Abstract

A combined structure and stoichiometry study on the growth behavior of single crystalline Ge(111) layers on PrO2(111)∕Si(111) heterostructures is presented. Ex situ x-ray diffraction techniques indicate that the interaction between Ge and PrO2(111) results in a complete reduction of the buffer oxide to a cubic Pr2O3(111) film structure. In situ reflection high energy electron diffraction, x-ray and ultraviolet photoelectron spectroscopy studies demonstrate that this chemical reduction of the oxide support occurs during the initial Ge growth stage. The interaction of PrO2 with Ge results in the formation of an amorphous Ge oxide layer by the diffusion of lattice oxygen from the dielectric to the forming semiconductor deposit.
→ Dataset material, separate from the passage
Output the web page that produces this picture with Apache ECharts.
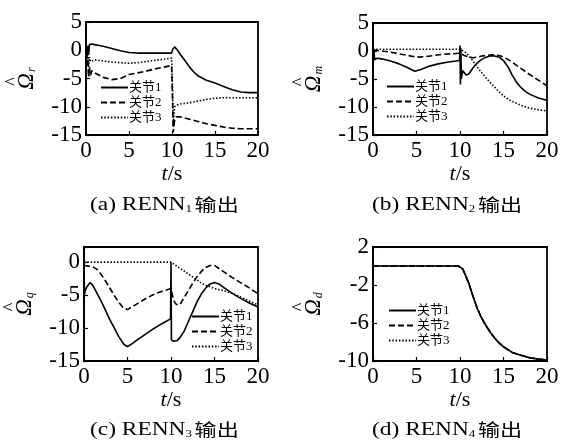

After the complete conversion of PrO2 to cubic Pr2O3, the supply of reactive lattice oxygen is exhausted and the continuous Ge deposition reduces the initially formed amorphous GeO2-like film to GeO. The sublimation of volatile GeO uncovers the single crystalline cubic Pr2O3(111) film surface which provides a thermodynamically stable template for elemental Ge heteroepitaxy. A Volmer–Weber growth mode is observed which results after island coalescence in the formation of atomically smooth, single crystalline Ge(111) layers.